Entertainment will be provided by lead singer Scott Warren, a native of Rome,and the Booze Mountaineers. Warren has been writing and performing music for over 20 years.

The band features Bill Carroll on guitar, James Garrison and Chuck D. Harris on drums, and Clay Broome on bass. Warren calls his brand of music “folksy-rock, Appalachian inspired Americana.”

The group is a popular part of the night scene in Rome, playing at watering holes like The 400 Block Saloon at La Scala and the Harvest Moon.

City Manager Robbie Rokovitz said, “The city, state, and federal governments spent $1.6 million dollars to make our downtown historic district one of the most splendid and pedestrian friendly urban environments in America. We intend to celebrate the completion of this project and we want the whole city to come out and have a great time.”

In 2003, the City of Cedartown contracted with the architectural firm Jordan Jones, and Goulding, Inc. to develop a master plan for the downtown commercial district. From that initiative, a Transportation Enhancement Grant was submitted and approved in 2004.

However, delays were experienced during the process of survey, design, and local government approval.

Former Interim City Manager Tommy Engram found the project in limbo in 2008.

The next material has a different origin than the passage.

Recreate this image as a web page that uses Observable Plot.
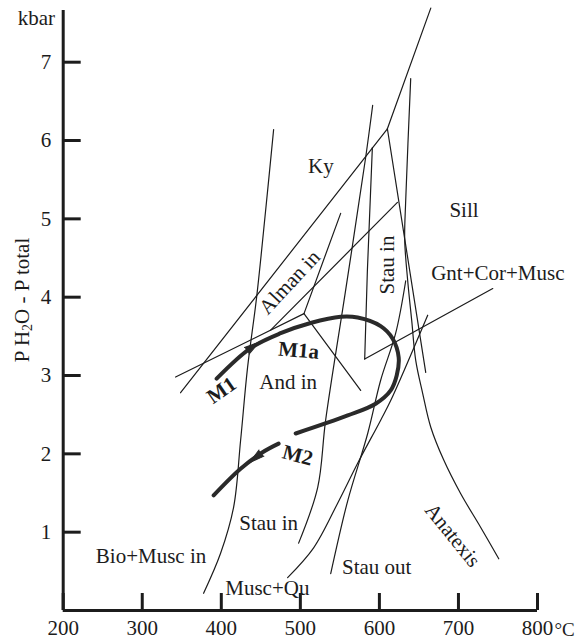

“It took a team effort from the City Commission and a lot of outside help to get the project funded,” Engram said. “Commissioner Larry Odom and Judge Dan Winn went to Atlanta and met with the Georgia DOT to lobby for releasing funds."

Engram said when the funds were secured, they found the approved level would be insufficient for the entire project due to inflation experienced during the long delays.

He stated the project was broken up into three phases to work around the shortfall.

Commissioner Scott Tillery secured the assistance of Congressman Phil Gingery to get federal recovery funding for Phase 2," Engram said. "Then, the city had to resubmit the TE grant for Phase 3 because the project had lingered too long,”

It takes just about as much effort and teamwork to fund a project as it does to build it, Engram said.